Permohonan teregistrasi Nomor 98/PUU-XIV/2016 tersebut diajukan oleh beragam profesi, yakni mahasiswa, guru, hingga dosen. Selain itu, turut menjadi pemohon adalah Badan Eksekutif Mahasiswa Universitas Esa Unggul serta Gerakan Mahasiswa Hukum Jakarta. Para pemohon merasa dirugikan dan oleh berlakunya pasal 37 ayat (3) UU 12/2012, pasal 33 ayat (3) UU No. 20/2003 dan pasal 29 ayat (2) UU No. 24/2009 yang mengatur tentang penggunaan bahasa asing dalam dunia pendidikan untuk mendukung kemampuan bahas asing peserta didik.

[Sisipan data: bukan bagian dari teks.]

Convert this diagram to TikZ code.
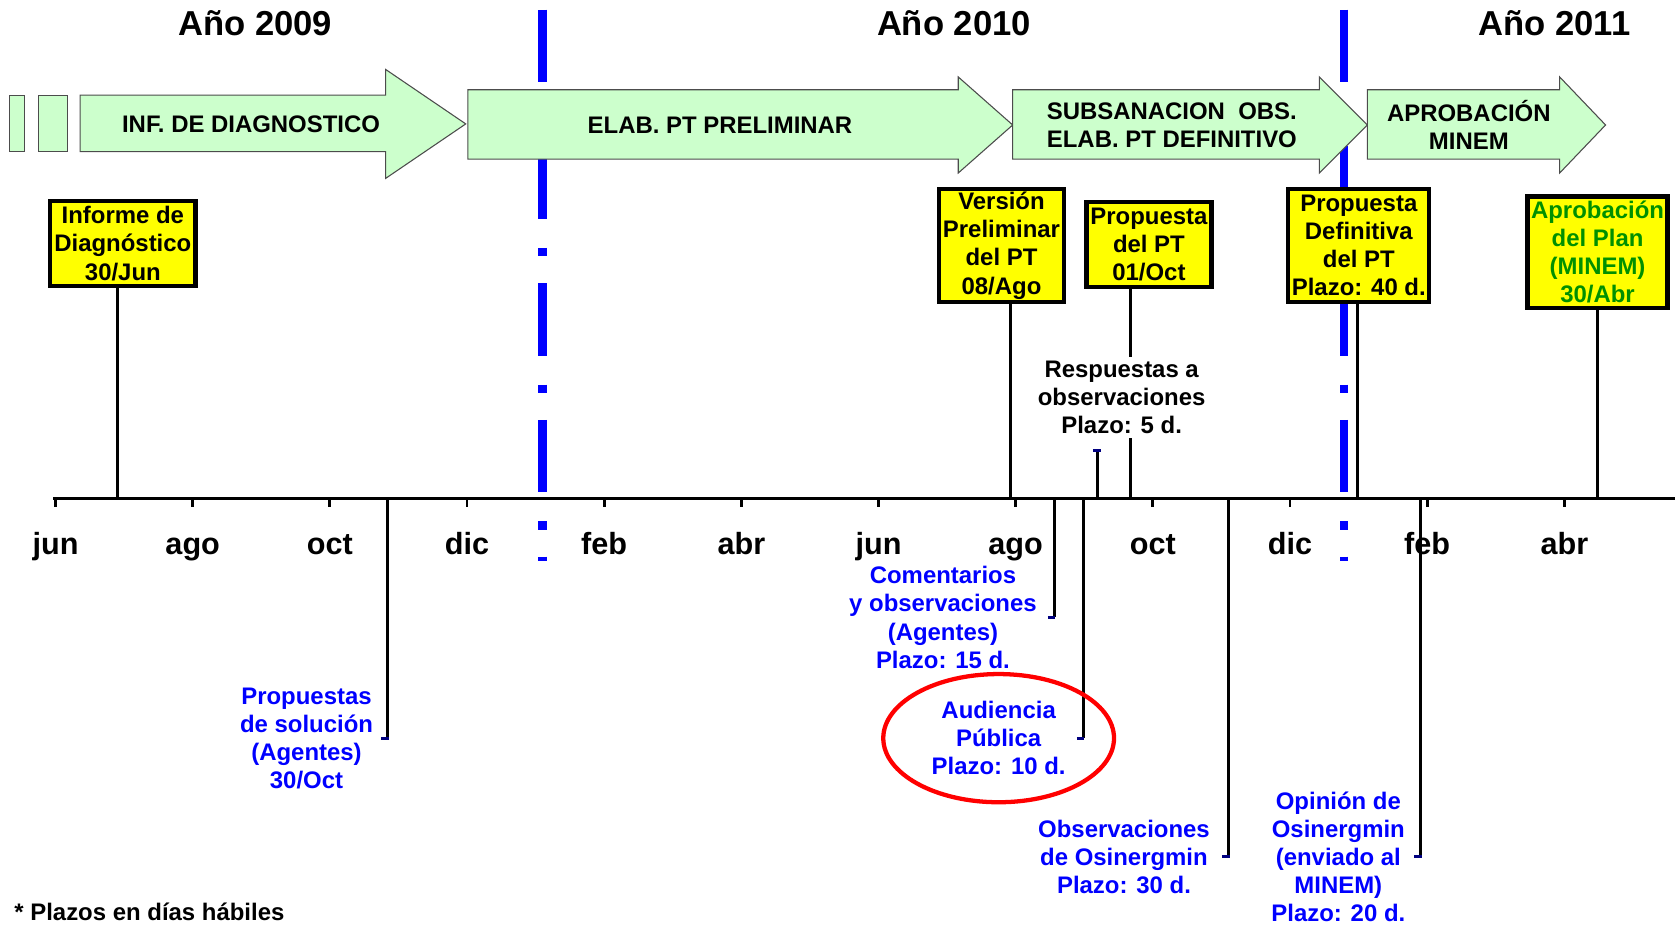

Dalam dalil permohonan, pemohon menyatakan seharusnya bahasa Indonesia dapat dijadikan salah satu instrumen politik dalam menunjukkan eksistensi dan identitas nasional serta memperluas pengaruh politik Indonesia dalam percaturan politik internasional guna mencapai kepentingan nasional. Menurut para pemohon sungguh merupakan sebuah ironi jika saat ini sistem pendidikan dalam perguruan tinggi menjadikan syarat bahasa inggris (dalam bentuk nilai TOEFL, AcEPT, EAP, dll.) maupun ujian bahasa Inggris sebagai syarat wajib bagi peserta didik perguruan tinggi.
Para pemohon menambahkan, mayoritas perguruan tinggi saat ini sibuk meningkatkan peringkat perguruan tingginya dalam tingkat Internasional, salah satunya dengan menjadikan bahasa asing menjadi syarat yang harus dikuasai oleh peserta didik. Padahal untuk dapat menyelesaikan proses pendidikannya di perguruan tinggi, peserta didik diwajibkan untuk melakukan penelitian yang dituangkan dalam bentuk karya tulis ilmiah yang memerlukan kemampuan penulisan bahasa Indonesia yang baik dan benar.